Activity descriptor identification for hydrogen evolution reaction on well-dispersed few layer MoS2(O) nanosheets over the mesoporous carbonic arrays

Advanced nonprecious group metal coupled with various forms of carbon for electrocatalytic water splitting holds tremendous promise for renewable energy. Despite recent progress, lack of fundamental understanding concerning the synergetic interaction between active sites in catalysts and the underlying host material (carbon) would be inadequate to offer explicit vision in designing hydrogen evolution reaction (HER) catalysts and beyond. Here we report a highly intrinsic active and stable MoS2(O) electrocatalyst supported on mesoporous carbonic arrays (OMCA) via a facile method for HER. The MoS2(O)/OMCA hybrid allows few layer MoS2(O) nanosheets to be highly dispersed on the surface of OMCA, which provides an increasing number of exposed active sites. Coupling with OMCA not only facilitates electron transfer between the edge sites and the substrate, but also modulates electronic structure of metal Mo d orbital by tuning electron donating/withdrawing capability, thus enabling energetically favorable hydrogen binding on MoS2(O).
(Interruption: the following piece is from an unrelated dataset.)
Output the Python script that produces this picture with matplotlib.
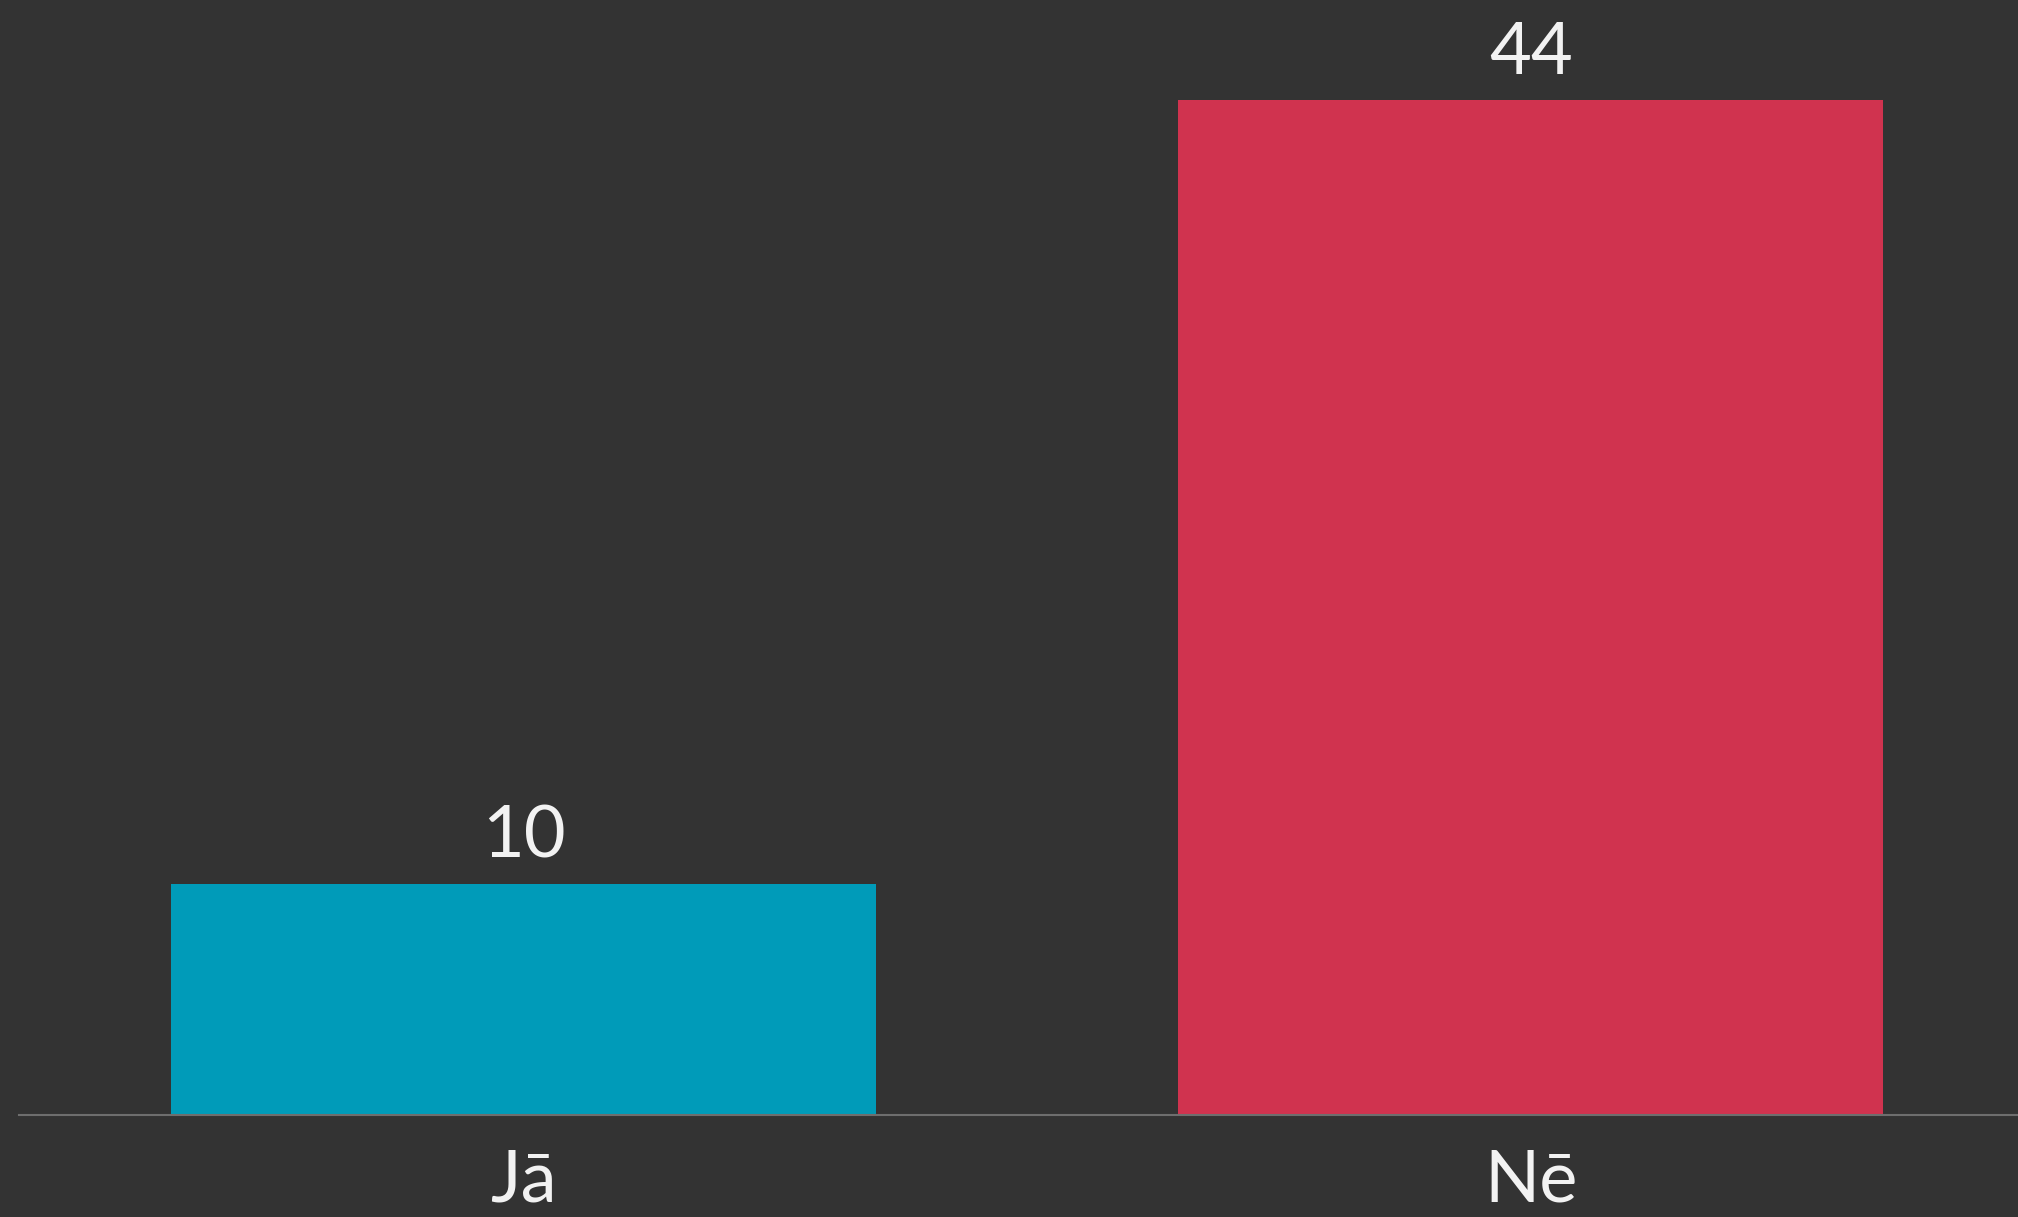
import matplotlib.pyplot as plt

# Dati
categories = ['Jā', 'Nē']
values = [10, 44]
colors = ['#009BB9', '#D0334F']

BG = '#333333'
plt.rcParams['font.family'] = ['Lato', 'DejaVu Sans']

fig = plt.figure(figsize=(20.18, 12.17), dpi=100, facecolor=BG)
ax = fig.add_axes([19 / 2018, 102 / 1217, 1 - 19 / 2018, 1115 / 1217])
ax.set_facecolor(BG)

x = range(len(categories))
bars = ax.bar(x, values, width=0.7, color=colors)

for b, v in zip(bars, values):
    ax.annotate(str(v), xy=(b.get_x() + b.get_width() / 2, v),
                xytext=(0, 19), textcoords='offset points',
                ha='center', va='baseline', color='#f2f2f2', fontsize=52)

ax.set_xlim(-0.501, 1.484)
ax.set_ylim(0, 48.33)

ax.set_xticks(list(x), categories, fontsize=52, color='#f2f2f2')
ax.tick_params(axis='x', length=0, pad=24)
ax.set_yticks([])
for s in ['top', 'left', 'right']:
    ax.spines[s].set_visible(False)
ax.spines['bottom'].set_color('#6e6e6e')
ax.spines['bottom'].set_linewidth(1.5)

fig.savefig('out.png', dpi=100, facecolor=BG)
This work elucidates the mechanistic origin of HER activity, and establishes a volcano relationship in depicting the change of hydrogen evolution turnover number as a function of donating capability of carbon support. [Display omitted] •Fewer-layered MoS2(O) nanosheets can be highly dispersed on the surface of OMCA.•Delocalized π-electron of carbon can be tuned by varying pyrolysis temperature.•C300 exhibits highest HER activity due to an optimized adsorption strength of H+.